Using Incident Reviews as Training: Turning PBS Failures Into Learning
Strong Positive Behaviour Support practice does not treat incidents as isolated events. Instead, incidents are used as learning opportunities to improve staff understanding, refine support strategies and reduce recurrence.
Within PBS staff training, incident reviews should be structured, reflective and focused on practice improvement. They provide real examples of what happened, why it happened and how support could be adjusted.
When used effectively, incident-based learning helps staff move from reactive responses to proactive, informed support.
Concept Explained Clearly
Using incident reviews as training means analysing behaviour events to understand triggers, staff responses, environmental factors and outcomes. This information is then used to inform staff learning and improve future practice.
In PBS, incidents are rarely random. They usually follow a pattern involving early signs, triggers and responses. Training should help staff identify these patterns and apply learning in similar situations.
Strong providers ensure that incident reviews lead to clear actions, not just documentation.
Why It Matters in Real Services
In real services, incidents are often recorded and closed without deeper analysis. This can lead to repeated patterns of behaviour without meaningful change.
Staff may feel uncertain about what they could have done differently or may not receive feedback after incidents. This reduces learning and increases reliance on reactive strategies.
Providers should be able to evidence that incidents are used to strengthen staff practice, not just meet reporting requirements.
What Good Looks Like
Strong services demonstrate structured incident reviews involving staff reflection, behavioural analysis and practical action planning.
Good practice includes identifying early warning signs, examining staff responses and agreeing on improved strategies.
This creates a clear line of sight from incident to learning, and from learning to improved support delivery.
Operational Example 1: Reviewing Escalation During Transitions
Context: A residential service recorded repeated incidents during transitions between activities.
Support approach: Incident reviews focused on identifying patterns and missed early intervention opportunities.
Day-to-day delivery detail: Staff reviewed each incident, identifying triggers such as rushed transitions and unclear communication. Training sessions were held to practise improved approaches.
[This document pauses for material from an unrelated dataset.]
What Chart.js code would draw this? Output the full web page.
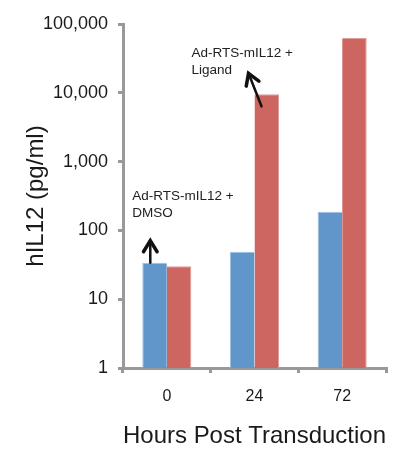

How effectiveness was evidenced: Incident frequency, transition success rates and staff feedback showed improved consistency and reduced escalation.
Deepening the Approach: Understanding Cause and Effect
Incident reviews should go beyond describing behaviour. Staff need to understand cause and effect, including how their own actions influence outcomes.
This requires open discussion, supported reflection and a focus on learning rather than blame.
This links to understanding behaviour in Positive Behaviour Support, ensuring staff interpret incidents as communication rather than isolated events.
Operational Example 2: Improving Responses to Verbal Distress
Context: A supported living service found that staff responses to verbal distress varied significantly, leading to inconsistent outcomes.
Support approach: Incident reviews identified that staff were using different communication styles and levels of reassurance.
Day-to-day delivery detail: Training sessions used real incidents to agree on a consistent response, including tone, language and pacing.
How effectiveness was evidenced: Behaviour records and staff observations showed reduced escalation and more predictable outcomes.
Systems, Workforce and Consistency
Incident-based training should be embedded into workforce systems. Reviews should be scheduled, documented and linked to supervision and team meetings.
Providers should ensure that learning is shared across the team, not limited to those directly involved in the incident.
Strong services demonstrate that incident learning is systematic and consistent.
Operational Example 3: Learning From Night-Time Incidents
Context: A service recorded repeated night-time incidents involving anxiety and reassurance-seeking.
Support approach: Incident reviews focused on identifying patterns and improving early intervention.
Day-to-day delivery detail: Staff analysed incident timing, triggers and responses. Training was delivered to align approaches and improve consistency.
How effectiveness was evidenced: Night logs, incident frequency and staff feedback showed improved outcomes and reduced escalation.
Governance and Evidence
Providers should be able to evidence how incident reviews contribute to staff training. Evidence may include review records, action plans, training updates and behavioural outcomes.
Good governance examines whether learning from incidents leads to measurable improvement.
This creates a clear line of sight from incident analysis to improved practice and outcomes.
Commissioner and CQC Expectations
Commissioners expect providers to demonstrate learning from incidents and continuous improvement.
CQC will expect services to be well-led and responsive. Inspectors may review incident records and ask how learning is applied.
Strong services demonstrate that incidents drive improvement, not repetition.
Common Pitfalls
- Recording incidents without analysis.
- Focusing on behaviour rather than underlying causes.
- Failing to involve staff in reviews.
- Not linking reviews to training.
- Inconsistent application of learning.
- Blaming staff rather than supporting improvement.
- Not reviewing the effectiveness of changes.
Conclusion
Using incident reviews as training is a powerful way to improve PBS delivery. It turns real events into meaningful learning opportunities.
Strong providers demonstrate that incident learning is structured, reflective and evidence-led. When this is achieved, staff practice improves, escalation reduces and outcomes are strengthened.